Media analysts and industry experts widely recognise World Cup 2026 as a watershed moment — the transition of AI in football from laboratory testing to full-scale, live application at the highest level of the sport. What FIFA, Lenovo, and their technology partners are building at this tournament will define how football — and global sport more broadly — uses artificial intelligence for the next decade.
The world is watching. And this time, so is the ball.
Frequently Asked Questions About AI at World Cup 2026
What is the name of the official World Cup 2026 ball? The official 2026 FIFA World Cup match ball is named the TRIONDA, manufactured by Adidas. It contains an embedded 500-hertz motion sensor that transmits real-time data to VAR officials.
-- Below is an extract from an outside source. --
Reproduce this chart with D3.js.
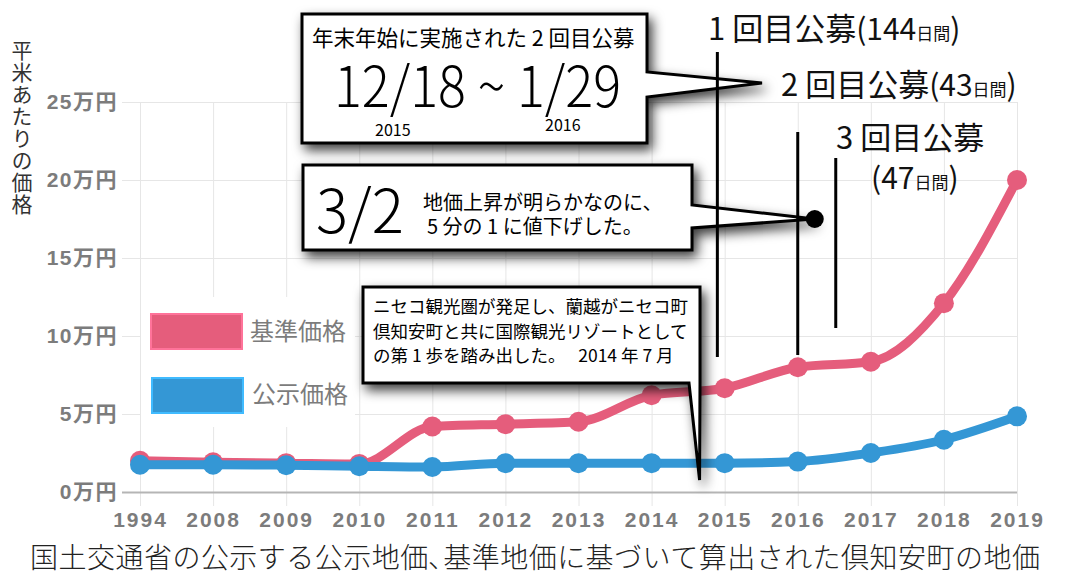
<!DOCTYPE html>
<html lang="ja">
<head>
<meta charset="utf-8">
<title>倶知安町の地価</title>
<script src="https://cdn.jsdelivr.net/npm/d3@7"></script>
<style>
  body { margin: 0; background: #fff; }
  svg { display: block; }
  .jp { font-family: "Noto Sans CJK JP", "Noto Sans", sans-serif; }
  .tick text { font-family: "Liberation Sans", "Noto Sans CJK JP", sans-serif; font-weight: bold; fill: #7c7c7c; }
</style>
</head>
<body>
<div class="viz"></div>
<script>
// --- data ---
const years = ["1994","2008","2009","2010","2011","2012","2013","2014","2015","2016","2017","2018","2019"];
const kijun = [2.0, 1.9, 1.85, 1.8, 4.2, 4.35, 4.5, 6.2, 6.65, 8.0, 8.35, 12.1, 20.0];   // 基準価格 (万円)
const koji  = [1.75, 1.75, 1.72, 1.65, 1.6, 1.85, 1.85, 1.85, 1.85, 1.95, 2.5, 3.35, 4.85]; // 公示価格 (万円)
const yTicks = [0, 5, 10, 15, 20, 25];
const seriesNames = ["基準価格", "公示価格"];
const colors = ["#e55d7c", "#3497d5"];

const width = 1067, height = 582;
const margin = { top: 102, right: 50, bottom: 90, left: 140 };

const svg = d3.select(".viz").append("svg")
  .attr("width", width).attr("height", height);

const defs = svg.append("defs");
const f = defs.append("filter").attr("id", "shadow")
  .attr("x", "-20%").attr("y", "-20%").attr("width", "150%").attr("height", "160%");
f.append("feDropShadow").attr("dx", 4).attr("dy", 6).attr("stdDeviation", 6)
  .attr("flood-color", "#000").attr("flood-opacity", 0.75);

const x = d3.scaleLinear().domain([0, years.length - 1]).range([margin.left, width - margin.right]);
const y = d3.scaleLinear().domain([0, 25]).range([height - margin.bottom, margin.top]);

// grid
svg.append("g")
  .attr("transform", `translate(0,${height - margin.bottom})`)
  .call(d3.axisBottom(x).tickValues(d3.range(years.length)).tickFormat(i => years[i])
    .tickSize(-(height - margin.top - margin.bottom)).tickSizeOuter(0).tickPadding(20))
  .call(g => g.select(".domain").remove())
  .call(g => g.selectAll(".tick line").attr("stroke", "#e6e6e6").attr("y1", 14))
  .call(g => g.selectAll(".tick text").attr("font-size", 21).attr("letter-spacing", 2));

svg.append("g")
  .attr("transform", `translate(${margin.left},0)`)
  .call(d3.axisLeft(y).tickValues(yTicks).tickFormat(d => d + "万円")
    .tickSize(-(width - margin.left - margin.right)).tickSizeOuter(0).tickPadding(22))
  .call(g => g.select(".domain").remove())
  .call(g => g.selectAll(".tick line").attr("stroke", d => d === 0 ? "#b5b5b5" : "#e6e6e6")
    .attr("stroke-width", d => d === 0 ? 2 : 1).attr("x1", -18))
  .call(g => g.selectAll(".tick text").attr("font-size", 21).attr("letter-spacing", 1.5));

// lines
const line = d3.line().x((d, i) => x(i)).y(d => y(d)).curve(d3.curveMonotoneX);
[kijun, koji].forEach((s, k) => {
  svg.append("path").datum(s).attr("d", line)
    .attr("fill", "none").attr("stroke", colors[k]).attr("stroke-width", 9);
  svg.append("g").selectAll("circle").data(s).join("circle")
    .attr("cx", (d, i) => x(i)).attr("cy", d => y(d)).attr("r", 10)
    .attr("fill", colors[k]);
});

// legend
const lg = svg.append("g");
lg.append("rect").attr("x", 141).attr("y", 297).attr("width", 214).attr("height", 130).attr("fill", "#fff");
seriesNames.forEach((n, k) => {
  lg.append("rect").attr("x", 151 + k).attr("y", 314 + k * 64).attr("width", 91).attr("height", 35)
    .attr("fill", colors[k]).attr("stroke", d3.color(colors[k]).brighter(0.6)).attr("stroke-width", 2);
  lg.append("text").attr("class", "jp").attr("x", 250 + k * 2).attr("y", 340 + k * 63)
    .attr("font-size", 24).attr("fill", "#7c7c7c").text(n);
});

// y title
svg.append("text").attr("class", "jp")
  .attr("x", 22).attr("y", 40)
  .attr("font-size", 21).attr("letter-spacing", 1).attr("fill", "#333")
  .style("writing-mode", "vertical-rl")
  .text("平米あたりの価格");

// callouts
const callouts = svg.append("g").attr("class", "jp");
function bubble(pts) {
  callouts.append("path").attr("d", "M" + pts.join("L") + "Z")
    .attr("fill", "#fff").attr("stroke", "#000").attr("stroke-width", 3)
    .attr("stroke-linejoin", "miter").attr("filter", "url(#shadow)");
}

// 2回目公募 box
bubble([[302,14],[647,14],[647,72],[762,83],[647,97],[647,143],[302,143]]);
callouts.append("text").attr("x", 312).attr("y", 46).attr("font-size", 21.5).text("年末年始に実施された 2 回目公募");
callouts.append("text").attr("x", 334).attr("y", 107).attr("font-size", 56).attr("font-weight", 300)
  .attr("textLength", 287).attr("lengthAdjust", "spacingAndGlyphs").text("12/18 ~ 1/29");
callouts.append("text").attr("x", 375).attr("y", 136).attr("font-size", 16).text("2015");
callouts.append("text").attr("x", 545).attr("y", 131).attr("font-size", 16).text("2016");

// 3/2 box
const tip = [x(9) + 17, y(17.5)];
bubble([[303,165],[692,165],[692,205],tip,[692,228],[692,250],[303,250]]);
callouts.append("text").attr("x", 316).attr("y", 233).attr("font-size", 60).attr("font-weight", 300).text("3/2");
callouts.append("text").attr("x", 423).attr("y", 210).attr("font-size", 20).text("地価上昇が明らかなのに、");
callouts.append("text").attr("x", 427).attr("y", 234).attr("font-size", 20).text("5 分の 1 に値下げした。");

// Niseko box
bubble([[363,287],[700,287],[700,383],[x(7) + 48,480],[689,383],[363,383]]);
["ニセコ観光圏が発足し、蘭越がニセコ町", "倶知安町と共に国際観光リゾートとして", "の第 1 歩を踏み出した。　 2014 年 7 月"]
  .forEach((t, i) => callouts.append("text").attr("x", 373).attr("y", 313 + i * 24.5)
    .attr("font-size", 17.5).text(t));

// 公募 period markers
const marks = [
  { pos: 7.9, y1: 52, y2: 357 },
  { pos: 9, y1: 132, y2: 355 },
  { pos: 9.52, y1: 158, y2: 328 }
];
svg.append("g").selectAll("line").data(marks).join("line")
  .attr("x1", d => x(d.pos)).attr("x2", d => x(d.pos))
  .attr("y1", d => d.y1).attr("y2", d => d.y2)
  .attr("stroke", "#000").attr("stroke-width", 3);
svg.append("circle").attr("cx", tip[0]).attr("cy", tip[1]).attr("r", 9).attr("fill", "#000");

const lab = svg.append("g").attr("class", "jp").attr("fill", "#111");
function label(xx, yy, parts) {
  const t = lab.append("text").attr("x", xx).attr("y", yy);
  parts.forEach(p => t.append("tspan").attr("font-size", p[1]).text(p[0]));
}
label(708, 40, [["1 回目公募", 31], ["(144", 30], ["日間", 17], [")", 30]]);
label(781, 96, [["2 回目公募", 31], ["(43", 30], ["日間", 17], [")", 30]]);
label(836, 149, [["3 回目公募", 31]]);
label(871, 189, [["(47", 30], ["日間", 17], [")", 30]]);

// bottom title
svg.append("text").attr("class", "jp")
  .attr("x", 30).attr("y", 568).attr("font-size", 28).attr("font-weight", 300)
  .attr("fill", "#222").attr("textLength", 1010).attr("lengthAdjust", "spacing")
  .text("国土交通省の公示する公示地価､基準地価に基づいて算出された倶知安町の地価");
</script>
</body>
</html>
What is Football AI Pro? Football AI Pro is a generative AI coaching and analysis platform developed by FIFA and Lenovo. It is available to all 48 teams at World Cup 2026 and uses hundreds of millions of football data points to provide tactical analysis, opponent scouting, and personalised player insights.
How does the AI avatar system work at World Cup 2026? Before the tournament, all 1,248 players undergo a one-second body scan. The resulting 3D AI avatar is used during matches to help referees reconstruct incidents more accurately and is also incorporated into live broadcast replays.
What is Referee View at World Cup 2026? Referee View is an AI-enhanced body camera attached to match officials. With AI-powered stabilisation software, it delivers smooth, broadcast-quality footage from the referee’s perspective and is deployed across all 104 World Cup matches.
Is World Cup 2026 really the first AI World Cup? Yes. While elements of AI and semi-automated technology appeared at Qatar 2022, World Cup 2026 is widely regarded as the first tournament where AI is deployed at scale across officiating, coaching, broadcasting, and stadium operations simultaneously, earning it the designation of the first true “AI World Cup.”